With 11 days to go until spring, does Wednesday's snow signal the end of winter for the Seacoast?
A Winter Weather Advisory is in effect starting at 3 p.m. for precipitation that could start as rain. A total accumulation of 1-2 inches of snow is expected, especially for the Seacoast region and mostly on grassy surfaces during the day. The snow could start accumulating after sunset, creating slippery driving conditions.
"It looks generally like a pretty light snowfall by the time it wraps up later this evening," meteorologist Hunter Tubbs from the National Weather Service office in Gray, Maine told Seacoast Current.
March Snow Is Different
It's also a March snow, which can have a different impact than snow that falls in the middle of January.
"It is a little bit later in the season, so we have to start incorporating other factors like sun angle because the sun is higher up in the sky now.

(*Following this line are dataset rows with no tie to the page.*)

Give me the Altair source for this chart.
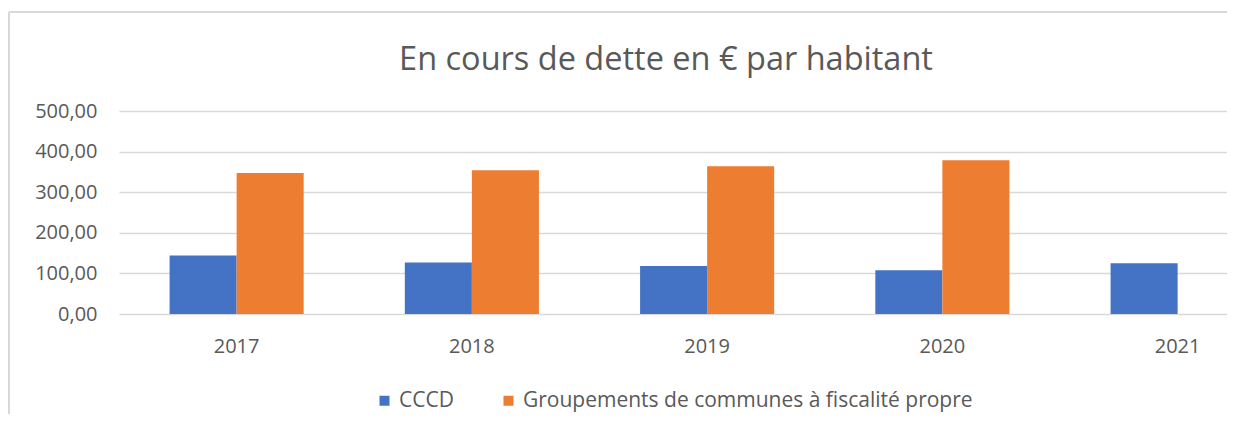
import altair as alt
import pandas as pd

years = ["2017", "2018", "2019", "2020", "2021"]
cccd = [144, 127, 118, 108, 125]
groupements = [347, 354, 364, 379, None]
series_names = ["CCCD", "Groupements de communes à fiscalité propre"]
colors = ["#4472C4", "#ED7D31"]
y_ticks = [0, 100, 200, 300, 400, 500]
title_text = "En cours de dette en € par habitant"

rows = []
for y, a, b in zip(years, cccd, groupements):
    rows.append({"year": y, "series": series_names[0], "value": a})
    if b is not None:
        rows.append({"year": y, "series": series_names[1], "value": b})
df = pd.DataFrame(rows)

W = 1108
H = 203
STEP = 235.25
FONT = "Open Sans"
GREY = "#595959"
GRID = "#d9d9d9"

bars = alt.Chart(df).mark_bar().encode(
    x=alt.X("year:N", sort=years,
            scale=alt.Scale(range=[0, STEP * len(years)], paddingInner=0.43, paddingOuter=0.215),
            axis=alt.Axis(title=None, labelAngle=0, ticks=False, domain=False,
                          labelPadding=22, labelFontSize=20, labelColor=GREY, labelFont=FONT)),
    xOffset=alt.XOffset("series:N", sort=series_names,
                        scale=alt.Scale(paddingInner=0, paddingOuter=0)),
    y=alt.Y("value:Q", scale=alt.Scale(domain=[0, 500]),
            axis=alt.Axis(title=None, values=y_ticks, ticks=False, domain=False,
                          labelExpr="replace(format(datum.value, '.2f'), '.', ',')",
                          labelPadding=22, labelFontSize=20, labelColor=GREY, labelFont=FONT,
                          gridColor=GRID, gridWidth=1.5)),
    color=alt.Color("series:N", sort=series_names,
                    scale=alt.Scale(domain=series_names, range=colors),
                    legend=alt.Legend(title=None, orient="none", direction="horizontal",
                                      legendX=255, legendY=279, symbolType="square",
                                      symbolSize=100, symbolStrokeWidth=0, labelFontSize=21,
                                      labelColor=GREY, labelFont=FONT, columnPadding=44,
                                      labelOffset=4, labelLimit=0)),
)

frame_top = alt.Chart(df).mark_rule(color=GRID, strokeWidth=1.5).encode(
    x=alt.value(-110), x2=alt.value(W + 10), y=alt.value(-99)
)
frame_left = alt.Chart(df).mark_rule(color=GRID, strokeWidth=1.5).encode(
    x=alt.value(-110), y=alt.value(-99), y2=alt.value(H + 110)
)
title = alt.Chart(pd.DataFrame({"t": [title_text]})).mark_text(
    font=FONT, fontSize=32.5, color=GREY, align="center", baseline="alphabetic"
).encode(text="t:N", x=alt.value(547), y=alt.value(-41))

chart = alt.layer(frame_top, frame_left, title, bars).properties(
    width=W, height=H,
    autosize=alt.AutoSizeParams(type="none"),
    padding={"left": 111, "top": 103, "right": 0, "bottom": 100},
).configure_view(stroke=None)

chart.save("out.html", embed_options={"renderer": "svg", "actions": False})
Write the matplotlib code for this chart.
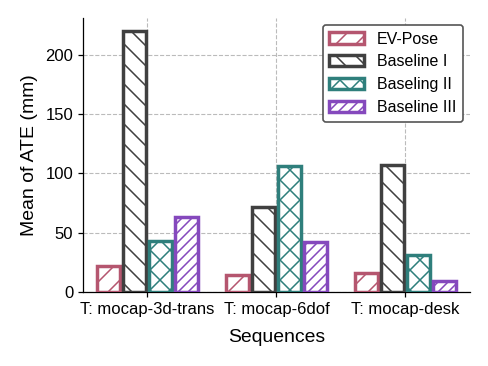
import numpy as np
import matplotlib
matplotlib.use("Agg")
from matplotlib import pyplot as plt

# hatch spacing in matplotlib follows the dpi, so render at 120 dpi and
# scale every point size by k to keep the pixel sizes
DPI = 120
k = 100.0 / DPI

plt.rcParams['font.family'] = ['Liberation Sans', 'DejaVu Sans']
plt.rcParams['hatch.linewidth'] = 1.1 * k
plt.rcParams['axes.linewidth'] = 0.9 * k
for ax_name in ['xtick', 'ytick']:
    plt.rcParams[ax_name + '.major.size'] = 3.5 * k
    plt.rcParams[ax_name + '.major.width'] = 0.9 * k
    plt.rcParams[ax_name + '.major.pad'] = 3.5 * k

sequences = ["T: mocap-3d-trans", "T: mocap-6dof", "T: mocap-desk"]
methods = ["EV-Pose", "Baseline I", "Baseling II", "Baseline III"]
ev_pose = [22, 14, 16]
baseline_1 = [220, 72, 107]
baseline_2 = [43, 106, 31]
baseline_3 = [63, 42, 9]

colors = ["#b5566f", "#404040", "#2f7f7c", "#8549bd"]
hatches = ["//", "\\\\", "xx", "////"]

fig, ax = plt.subplots(figsize=(488.0 / DPI, 366.0 / DPI), dpi=DPI)
fig.subplots_adjust(left=0.170, right=0.963, bottom=0.202, top=0.951)

x = np.arange(len(sequences))
width = 0.18
allValues = [ev_pose, baseline_1, baseline_2, baseline_3]
for i, vals in enumerate(allValues):
    ax.bar(x + (i - 1.5) * 0.2, vals, width, facecolor="white",
           edgecolor=colors[i], hatch=hatches[i], linewidth=2.5 * k,
           label=methods[i], zorder=3)

ax.set_xticks(x)
ax.set_xticklabels(sequences, fontsize=12 * k)
ax.set_xlim(-0.5, 2.5)
ax.set_ylim(0, 231)
ax.set_yticks([0, 50, 100, 150, 200])
ax.tick_params(axis='y', labelsize=12 * k)
ax.set_xlabel("Sequences", fontsize=14 * k, labelpad=9 * k)
ax.set_ylabel("Mean of ATE (mm)", fontsize=14 * k, labelpad=5 * k)
ax.grid(True, linestyle="--", color="#bbbbbb", linewidth=0.8 * k, zorder=0)
ax.spines['top'].set_visible(False)
ax.spines['right'].set_visible(False)
ax.legend(loc="upper right", fontsize=11.5 * k, handlelength=2.2, edgecolor="#555555",
          framealpha=1, borderaxespad=0.45)

plt.savefig("out.png", dpi=DPI)
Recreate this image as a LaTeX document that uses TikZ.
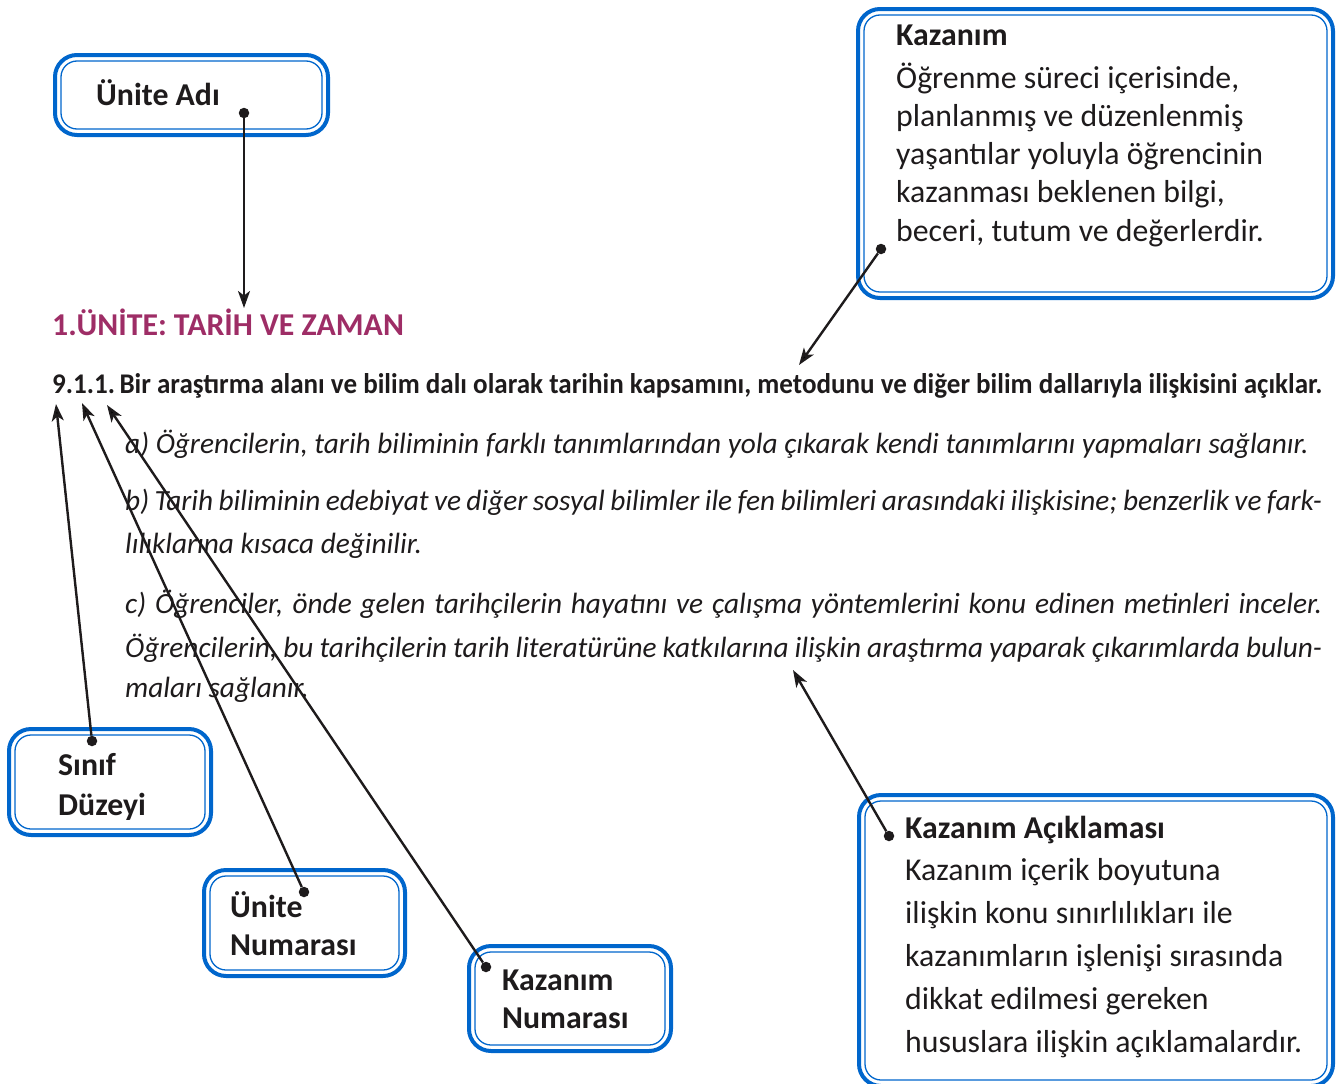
\documentclass[tikz,border=0pt]{standalone}
\usepackage{fontspec}
\setmainfont{Carlito}
\usepackage{graphicx}
\usetikzlibrary{arrows.meta}
\definecolor{boxblue}{RGB}{0,102,204}
\definecolor{unitred}{RGB}{158,45,102}
\definecolor{ink}{RGB}{30,27,28}

\begin{document}
\begin{tikzpicture}[x=1pt,y=-1pt,>={Stealth[length=17pt,width=12pt,inset=4.5pt]}]
	\tikzstyle{frame}=[draw=boxblue, line width=4pt, rounded corners=22pt, anchor=north west, inner sep=0pt, outer sep=0pt]
	\tikzstyle{innerline}=[draw=boxblue, line width=1.3pt, rounded corners=16pt]
	\tikzstyle{dot}=[circle, fill=ink, inner sep=0pt, minimum size=10.5pt]
	\tikzstyle{pointer}=[->, draw=ink, line width=2.4pt]
	\tikzstyle{lbl}=[anchor=base west, inner sep=0pt, text=ink, font=\fontsize{31.8}{36}\selectfont\bfseries]
	\tikzstyle{body}=[anchor=base west, inner sep=0pt, text=ink, font=\fontsize{31.8}{36}\selectfont]
	\tikzstyle{item}=[anchor=base west, inner sep=0pt, text=ink, font=\fontsize{29.3}{34}\selectfont\itshape]
	\useasboundingbox (0,0) rectangle (1344,1084);

	% frames
	\node[frame, minimum width=273pt, minimum height=80pt]  (adibox)   at (55,55)   {};
	\node[frame, minimum width=475pt, minimum height=289pt] (kazbox)   at (858,9)   {};
	\node[frame, minimum width=202pt, minimum height=106pt] (sinifbox) at (9,729)   {};
	\node[frame, minimum width=201pt, minimum height=106pt] (unobox)   at (204,870) {};
	\node[frame, minimum width=202pt, minimum height=105pt] (knobox)   at (469,946) {};
	\node[frame, minimum width=474pt, minimum height=291pt] (acikbox)  at (859,795) {};
	\foreach \b in {adibox,kazbox,sinifbox,unobox,knobox,acikbox}
		\draw[innerline] ([shift={(6,6)}]\b.north west) rectangle ([shift={(-6,-6)}]\b.south east);

	% box texts
	\node[lbl] (aditext) at (96,105) {Ünite Adı};
	\node[lbl] (kaztitle) at (896,45) {Kazanım};
	\foreach \ln [count=\i from 0] in {{Öğrenme süreci içerisinde,},{planlanmış ve düzenlenmiş},{yaşantılar yoluyla öğrencinin},{kazanması beklenen bilgi,},{beceri, tutum ve değerlerdir.}}
		\node[body] (kazline\i) at (896,{88+38.3*\i}) {\ln};
	\node[lbl] (sinif1) at (58,775) {Sınıf};
	\node[lbl] (sinif2) at (58,815) {Düzeyi};
	\node[lbl] (uno1) at (230,917) {Ünite};
	\node[lbl] (uno2) at (230,955) {Numarası};
	\node[lbl] (kno1) at (502,990) {Kazanım};
	\node[lbl] (kno2) at (502,1028) {Numarası};
	\node[lbl] (aciktitle) at (905,838) {Kazanım Açıklaması};
	\foreach \ln [count=\i from 0] in {{Kazanım içerik boyutuna},{ilişkin konu sınırlılıkları ile},{kazanımların işlenişi sırasında},{dikkat edilmesi gereken},{hususlara ilişkin açıklamalardır.}}
		\node[body] (acikline\i) at (905,{880+43*\i}) {\ln};

	% page text
	\node[anchor=base west, inner sep=0pt, text=unitred, font=\fontsize{31.8}{36}\selectfont\bfseries] (unit) at (52,335) {1.ÜNİTE: TARİH VE ZAMAN};
	\node[anchor=base west, inner sep=0pt, text=ink, font=\fontsize{28.5}{32}\selectfont\bfseries] (goal) at (52,393)
		{\resizebox{1270pt}{\height}{9.1.1.\,Bir araştırma alanı ve bilim dalı olarak tarihin kapsamını, metodunu ve diğer bilim dallarıyla ilişkisini açıklar.}};
	\node[item] (itema) at (125,453) {a) Öğrencilerin, tarih biliminin farklı tanımlarından yola çıkarak kendi tanımlarını yapmaları sağlanır.};
	\node[item] (itemb1) at (125,510) {\makebox[1197pt][s]{b) Tarih biliminin edebiyat ve diğer sosyal bilimler ile fen bilimleri arasındaki ilişkisine; benzerlik ve fark-}};
	\node[item] (itemb2) at (125,553) {lılıklarına kısaca değinilir.};
	\node[item] (itemc1) at (125,613) {\makebox[1197pt][s]{c) Öğrenciler, önde gelen tarihçilerin hayatını ve çalışma yöntemlerini konu edinen metinleri inceler.}};
	\node[item] (itemc2) at (125,657) {\makebox[1197pt][s]{Öğrencilerin, bu tarihçilerin tarih literatürüne katkılarına ilişkin araştırma yaparak çıkarımlarda bulun-}};
	\node[item] (itemc3) at (125,697) {maları sağlanır.};

	% dots and pointers
	\node[dot] (adidot)   at (244,113) {};
	\node[dot] (kazdot)   at (881,249) {};
	\node[dot] (sinifdot) at (92,741)  {};
	\node[dot] (unodot)   at (304,892) {};
	\node[dot] (knodot)   at (486,967) {};
	\node[dot] (acikdot)  at (889,836) {};
	\coordinate (adihead)   at (244,308);
	\coordinate (kazhead)   at (799,365);
	\coordinate (sinifhead) at (56,404);
	\coordinate (unohead)   at (82,403);
	\coordinate (knohead)   at (107,405);
	\coordinate (acikhead)  at (793,670);
	\path[pointer]
		(adidot) edge (adihead)
		(kazdot) edge (kazhead)
		(sinifdot) edge (sinifhead)
		(unodot) edge (unohead)
		(knodot) edge (knohead)
		(acikdot) edge (acikhead);
\end{tikzpicture}
\end{document}
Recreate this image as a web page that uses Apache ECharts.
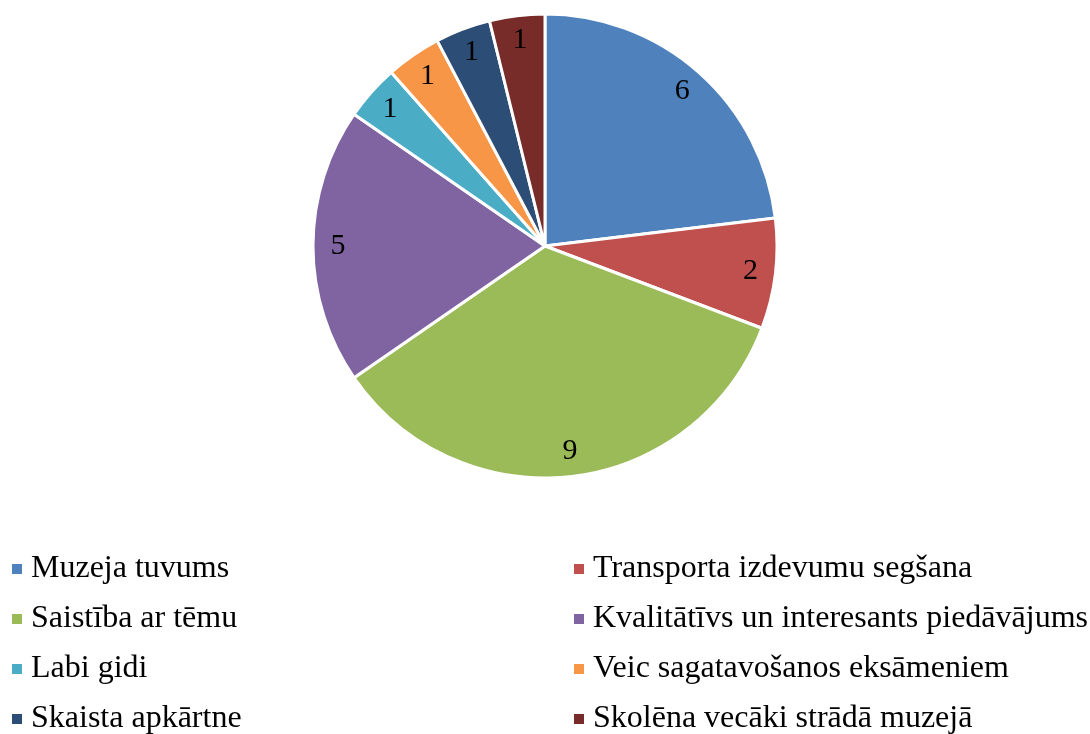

For daytime snow, that can limit accumulation on paved surfaces like roads, especially if temperatures are near freezing," Tubbs said.
Will this be the Seacoast's last snow event of the winter?
"I wouldn't say that, just because winter is long here. It's possible this is the last widespread snow for southern New Hampshire, but definitely can't rule out that we get more snow before winter's over."
Rain is expected all day Saturday with temperatures around 50, but the cold will return on Sunday with temperatures only around 35.